* begin GIVEN DATA *

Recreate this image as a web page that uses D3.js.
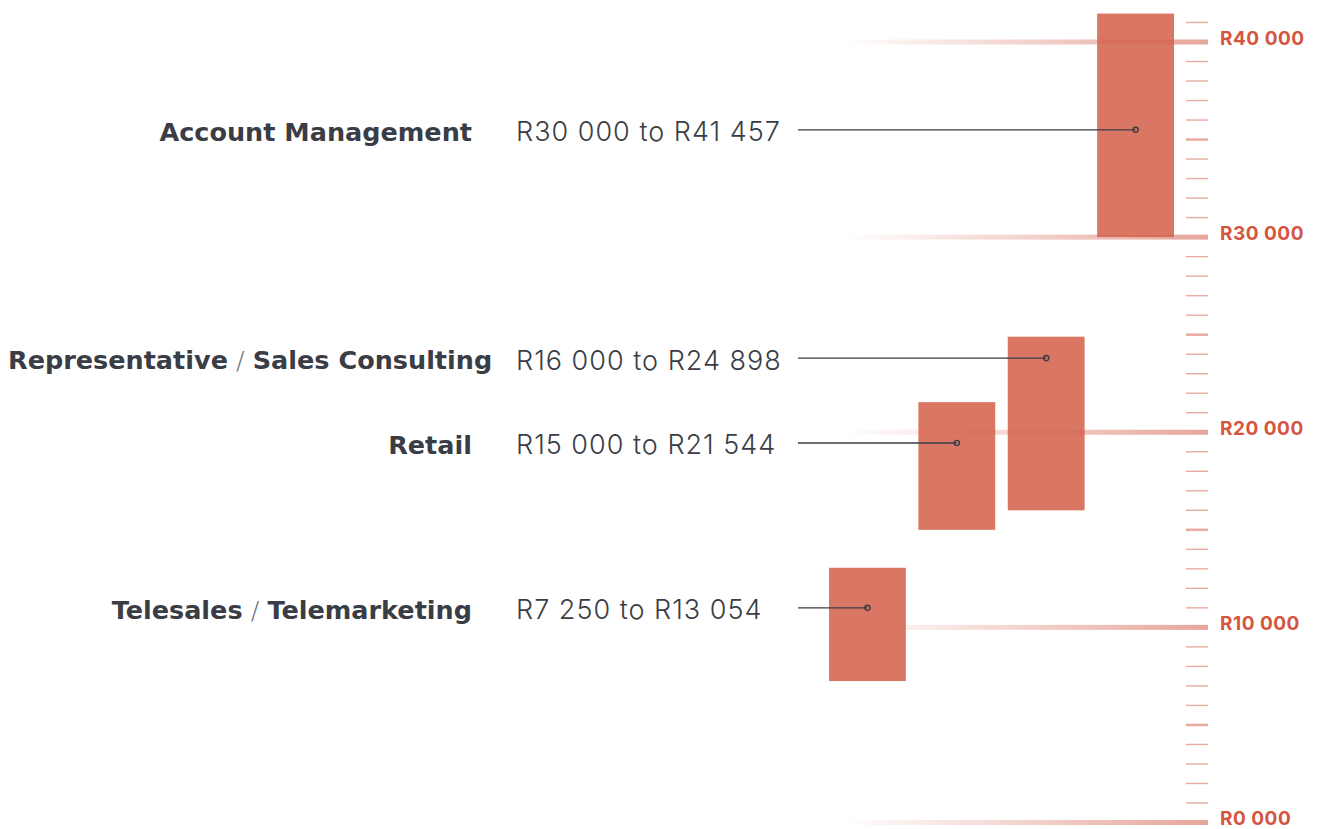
<!DOCTYPE html>
<html>
<head>
<meta charset="utf-8">
<script src="https://cdn.jsdelivr.net/npm/d3@7"></script>
<style>
  body { margin: 0; background: #fff; }
  svg { display: block; }
</style>
</head>
<body>
<div id="chart"></div>
<script>
// data, top to bottom as the labels read
var categories = ["Account Management", "Representative / Sales Consulting", "Retail", "Telesales / Telemarketing"];
var salaryMin = [30000, 16000, 15000, 7250];
var salaryMax = [41457, 24898, 21544, 13054];
var labelAt = [35500, 23800, 19450, 11000];
var rangeLabels = ["R30 000 to R41 457", "R16 000 to R24 898", "R15 000 to R21 544", "R7 250 to R13 054"];
var majorTicks = [0, 10000, 20000, 30000, 40000];
var majorLabels = ["R0 000", "R10 000", "R20 000", "R30 000", "R40 000"];

var width = 1317, height = 829;

var svg = d3.select("#chart").append("svg")
  .attr("width", width)
  .attr("height", height);

var y = d3.scaleLinear().domain([0, 40000]).range([822.5, 42]);

// bars run left to right from the lowest band to the highest
var x = d3.scaleBand()
  .domain(categories.slice().reverse())
  .range([829, 1174])
  .paddingInner(0.14);

var rows = categories.map(function(c, i) {
  return { name: c, lo: salaryMin[i], hi: salaryMax[i], at: labelAt[i], label: rangeLabels[i] };
});

var defs = svg.append("defs");
var grad = defs.append("linearGradient").attr("id", "fade");
grad.append("stop").attr("offset", "0%").attr("stop-color", "#d97664").attr("stop-opacity", 0);
grad.append("stop").attr("offset", "100%").attr("stop-color", "#d97664").attr("stop-opacity", 0.65);

// minor ticks every R1 000
var minor = d3.range(0, 41001, 1000).filter(function(v) { return v % 10000 !== 0; });
svg.append("g").selectAll("line")
  .data(minor)
  .enter().append("line")
  .attr("x1", 1186).attr("x2", 1208)
  .attr("y1", function(d) { return y(d); })
  .attr("y2", function(d) { return y(d); })
  .style("stroke", "#e8ab9f")
  .style("stroke-width", function(d) { return d % 5000 === 0 ? 2.5 : 1.4; });

// faded major grid lines
svg.append("g").selectAll("rect")
  .data(majorTicks)
  .enter().append("rect")
  .attr("x", 843).attr("width", 1208 - 843)
  .attr("y", function(d) { return y(d) - 2.5; })
  .attr("height", 5)
  .style("fill", "url(#fade)");

svg.append("g").selectAll("text")
  .data(majorTicks)
  .enter().append("text")
  .attr("x", 1220)
  .attr("y", function(d) { return y(d) - 4; })
  .attr("dy", "0.35em")
  .style("font-family", "Inter, 'Noto Sans', sans-serif")
  .style("font-weight", 700)
  .style("font-size", "19px")
  .style("letter-spacing", "0.5px")
  .style("fill", "#d4563f")
  .text(function(d, i) { return majorLabels[i]; });

// salary range bars
svg.append("g").selectAll("rect")
  .data(rows)
  .enter().append("rect")
  .attr("x", function(d) { return x(d.name); })
  .attr("width", x.bandwidth())
  .attr("y", function(d) { return y(d.hi); })
  .attr("height", function(d) { return y(d.lo) - y(d.hi); })
  .style("fill", "#d4644f")
  .style("fill-opacity", 0.88);

// leader lines
svg.append("g").selectAll("line")
  .data(rows)
  .enter().append("line")
  .attr("x1", 798)
  .attr("x2", function(d) { return x(d.name) + x.bandwidth() / 2; })
  .attr("y1", function(d) { return y(d.at); })
  .attr("y2", function(d) { return y(d.at); })
  .style("stroke", "#3a3d45")
  .style("stroke-width", 1.3);

svg.append("g").selectAll("circle")
  .data(rows)
  .enter().append("circle")
  .attr("cx", function(d) { return x(d.name) + x.bandwidth() / 2; })
  .attr("cy", function(d) { return y(d.at); })
  .attr("r", 2.6)
  .style("fill", "none")
  .style("stroke", "#3a3d45")
  .style("stroke-width", 1.4);

// range labels
svg.append("g").selectAll("text")
  .data(rows)
  .enter().append("text")
  .attr("x", 516)
  .attr("y", function(d) { return y(d.at) + 2; })
  .attr("dy", "0.35em")
  .style("font-family", "Inter, 'Noto Sans', sans-serif")
  .style("font-weight", 300)
  .style("font-size", "27px")
  .style("letter-spacing", "1px")
  .style("fill", "#3a3d45")
  .text(function(d) { return d.label; });

// category labels, slash in a lighter weight
var cat = svg.append("g").selectAll("text")
  .data(rows)
  .enter().append("text")
  .attr("y", function(d) { return y(d.at) + 2; })
  .attr("dy", "0.35em")
  .attr("text-anchor", "end")
  .style("font-family", "'DejaVu Sans', sans-serif")
  .style("font-weight", 700)
  .style("font-size", "25.5px")
  .style("fill", "#3a3d45");

cat.each(function(d) {
  var t = d3.select(this);
  var parts = d.name.split(" / ");
  parts.forEach(function(p, i) {
    if (i > 0) t.append("tspan").style("font-weight", 300).style("fill", "#6a6d75").text(" / ");
    t.append("tspan").text(p);
  });
  var w = this.getComputedTextLength();
  t.attr("x", Math.max(472, 8 + w));
});
</script>
</body>
</html>
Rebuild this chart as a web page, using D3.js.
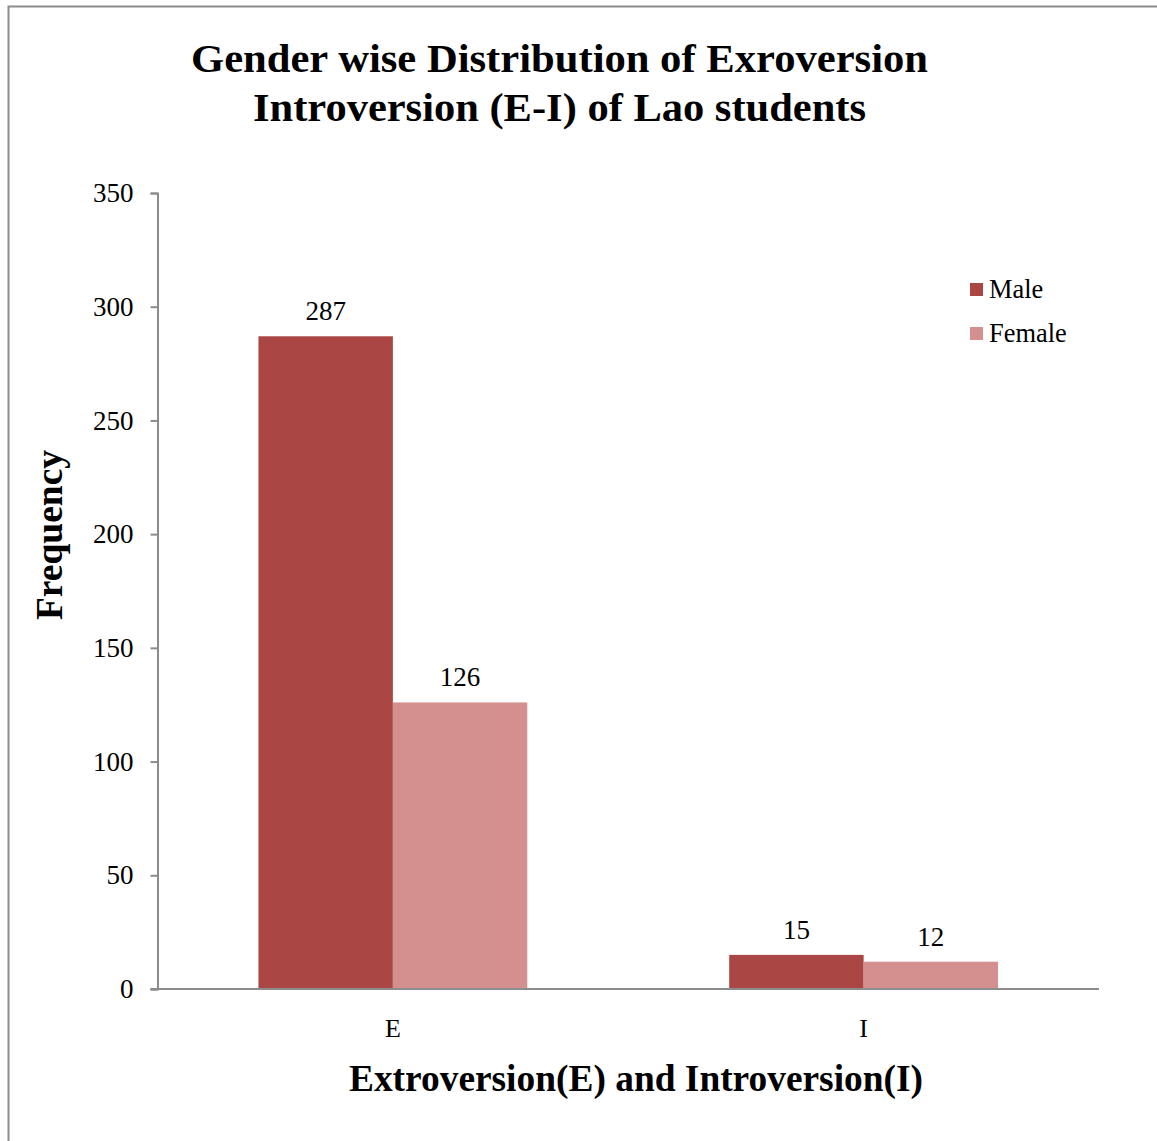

* end GIVEN DATA *

| WHAT IS BEING ASKED |
Retype each entry precisely. Skip images entirely.

| TASK ANSWER |
Recreate this image as a web page that uses D3.js.
<!DOCTYPE html>
<html>
<head>
<meta charset="utf-8">
<script src="https://cdn.jsdelivr.net/npm/d3@7"></script>
<style>
  body { margin: 0; background: #fff; }
  svg { display: block; }
</style>
</head>
<body>
<div id="chart"></div>
<script>
// data, top to bottom as the labels read
var categories = ["Account Management", "Representative / Sales Consulting", "Retail", "Telesales / Telemarketing"];
var salaryMin = [30000, 16000, 15000, 7250];
var salaryMax = [41457, 24898, 21544, 13054];
var labelAt = [35500, 23800, 19450, 11000];
var rangeLabels = ["R30 000 to R41 457", "R16 000 to R24 898", "R15 000 to R21 544", "R7 250 to R13 054"];
var majorTicks = [0, 10000, 20000, 30000, 40000];
var majorLabels = ["R0 000", "R10 000", "R20 000", "R30 000", "R40 000"];

var width = 1317, height = 829;

var svg = d3.select("#chart").append("svg")
  .attr("width", width)
  .attr("height", height);

var y = d3.scaleLinear().domain([0, 40000]).range([822.5, 42]);

// bars run left to right from the lowest band to the highest
var x = d3.scaleBand()
  .domain(categories.slice().reverse())
  .range([829, 1174])
  .paddingInner(0.14);

var rows = categories.map(function(c, i) {
  return { name: c, lo: salaryMin[i], hi: salaryMax[i], at: labelAt[i], label: rangeLabels[i] };
});

var defs = svg.append("defs");
var grad = defs.append("linearGradient").attr("id", "fade");
grad.append("stop").attr("offset", "0%").attr("stop-color", "#d97664").attr("stop-opacity", 0);
grad.append("stop").attr("offset", "100%").attr("stop-color", "#d97664").attr("stop-opacity", 0.65);

// minor ticks every R1 000
var minor = d3.range(0, 41001, 1000).filter(function(v) { return v % 10000 !== 0; });
svg.append("g").selectAll("line")
  .data(minor)
  .enter().append("line")
  .attr("x1", 1186).attr("x2", 1208)
  .attr("y1", function(d) { return y(d); })
  .attr("y2", function(d) { return y(d); })
  .style("stroke", "#e8ab9f")
  .style("stroke-width", function(d) { return d % 5000 === 0 ? 2.5 : 1.4; });

// faded major grid lines
svg.append("g").selectAll("rect")
  .data(majorTicks)
  .enter().append("rect")
  .attr("x", 843).attr("width", 1208 - 843)
  .attr("y", function(d) { return y(d) - 2.5; })
  .attr("height", 5)
  .style("fill", "url(#fade)");

svg.append("g").selectAll("text")
  .data(majorTicks)
  .enter().append("text")
  .attr("x", 1220)
  .attr("y", function(d) { return y(d) - 4; })
  .attr("dy", "0.35em")
  .style("font-family", "Inter, 'Noto Sans', sans-serif")
  .style("font-weight", 700)
  .style("font-size", "19px")
  .style("letter-spacing", "0.5px")
  .style("fill", "#d4563f")
  .text(function(d, i) { return majorLabels[i]; });

// salary range bars
svg.append("g").selectAll("rect")
  .data(rows)
  .enter().append("rect")
  .attr("x", function(d) { return x(d.name); })
  .attr("width", x.bandwidth())
  .attr("y", function(d) { return y(d.hi); })
  .attr("height", function(d) { return y(d.lo) - y(d.hi); })
  .style("fill", "#d4644f")
  .style("fill-opacity", 0.88);

// leader lines
svg.append("g").selectAll("line")
  .data(rows)
  .enter().append("line")
  .attr("x1", 798)
  .attr("x2", function(d) { return x(d.name) + x.bandwidth() / 2; })
  .attr("y1", function(d) { return y(d.at); })
  .attr("y2", function(d) { return y(d.at); })
  .style("stroke", "#3a3d45")
  .style("stroke-width", 1.3);

svg.append("g").selectAll("circle")
  .data(rows)
  .enter().append("circle")
  .attr("cx", function(d) { return x(d.name) + x.bandwidth() / 2; })
  .attr("cy", function(d) { return y(d.at); })
  .attr("r", 2.6)
  .style("fill", "none")
  .style("stroke", "#3a3d45")
  .style("stroke-width", 1.4);

// range labels
svg.append("g").selectAll("text")
  .data(rows)
  .enter().append("text")
  .attr("x", 516)
  .attr("y", function(d) { return y(d.at) + 2; })
  .attr("dy", "0.35em")
  .style("font-family", "Inter, 'Noto Sans', sans-serif")
  .style("font-weight", 300)
  .style("font-size", "27px")
  .style("letter-spacing", "1px")
  .style("fill", "#3a3d45")
  .text(function(d) { return d.label; });

// category labels, slash in a lighter weight
var cat = svg.append("g").selectAll("text")
  .data(rows)
  .enter().append("text")
  .attr("y", function(d) { return y(d.at) + 2; })
  .attr("dy", "0.35em")
  .attr("text-anchor", "end")
  .style("font-family", "'DejaVu Sans', sans-serif")
  .style("font-weight", 700)
  .style("font-size", "25.5px")
  .style("fill", "#3a3d45");

cat.each(function(d) {
  var t = d3.select(this);
  var parts = d.name.split(" / ");
  parts.forEach(function(p, i) {
    if (i > 0) t.append("tspan").style("font-weight", 300).style("fill", "#6a6d75").text(" / ");
    t.append("tspan").text(p);
  });
  var w = this.getComputedTextLength();
  t.attr("x", Math.max(472, 8 + w));
});
</script>
</body>
</html>
Rebuild this chart as a web page, using D3.js.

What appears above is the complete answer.